Milan Rastislav Štefánik
Milan Rastislav Štefánik (* 21. Juli 1880 in Košariská; † 4. Mai 1919 in Ivanka pri Dunaji) war ein slowakischer Politiker, Astronom, Diplomat, Offizier, französischer Militärpilot, General, Gründer der Tschechoslowakischen Legionen[1] im Ersten Weltkrieg und gilt neben Tomáš Garrigue Masaryk und Edvard Beneš als einer der drei Gründerväter der Tschechoslowakei. Von 1918 bis 1919 war er der erste tschechoslowakische Kriegsministera) in der Vorläufigen tschecho-slowakischen Regierung (14. Oktober 1918 bis 14. November 1918).
Leben
Štefánik kam als eines von 13 Geschwistern einer lutherisch-slowakischen Pastorenfamilie im damaligen Königreich Ungarn zur Welt. Er besuchte das evangelische Lyzeum in Preßburg und Ödenburg. Er studierte Astronomie an der Karls-Universität Prag und lernte als Student den tschechischen Politiker Tomáš Garrigue Masaryk kennen. Dadurch fand er Eingang in die tschecho-slowakische Politik und schloss sich der liberalen slowakischen Studentenbewegung Detvan an, die gegen die ungarische Herrschaft und die russophilen Positionen der Slovenská národná strana (Slowakische Nationalpartei von 1871) auftrat.[2][3]
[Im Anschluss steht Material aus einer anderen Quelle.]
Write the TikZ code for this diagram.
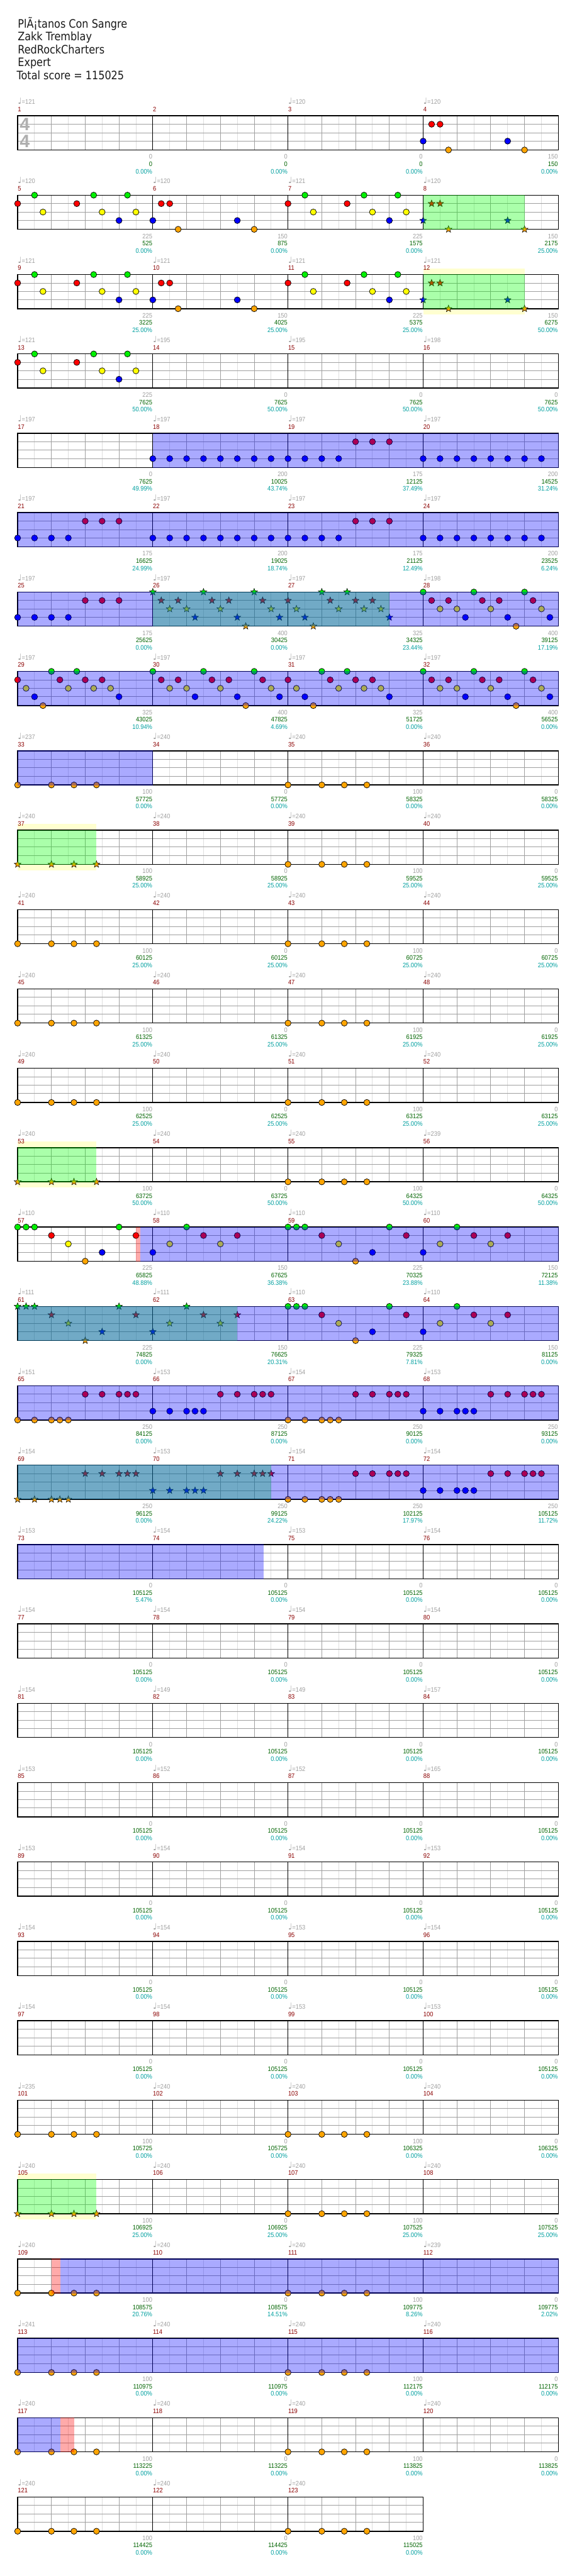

Nach der Promotion 1904 ging er 1906 an das bedeutende Pariser Observatorium und nahm an Forschungsreisen für astronomische Beobachtungen, vor allem Sonnenfinsternisse, etwa nach Brasilien, Neuseeland, Tonga, Tahiti oder die Galapagosinseln teil.[3]
Štefánik war ein Mitglied im Bund der Freimaurer.[4]
Erster Weltkrieg
1912 wurde Štefánik französischer Staatsbürger, nach dem Beginn des Ersten Weltkrieges diente er als Kampfpilot der französischen Armee vor allem in Serbien.[5] Ab 1915 widmete er sich ganz der Politik und propagierte mit tschechischen Exilpolitikern die Auflösung Österreich-Ungarns und die Gründung der Tschechoslowakei. Im Februar 1916 war er Mitbegründer des Tschechoslowakischen Nationalausschusses. Er reiste erfolgreich durch die wichtigsten Staaten der Entente und in die USA, um diese für die tschechoslowakische Sache zu gewinnen.[6]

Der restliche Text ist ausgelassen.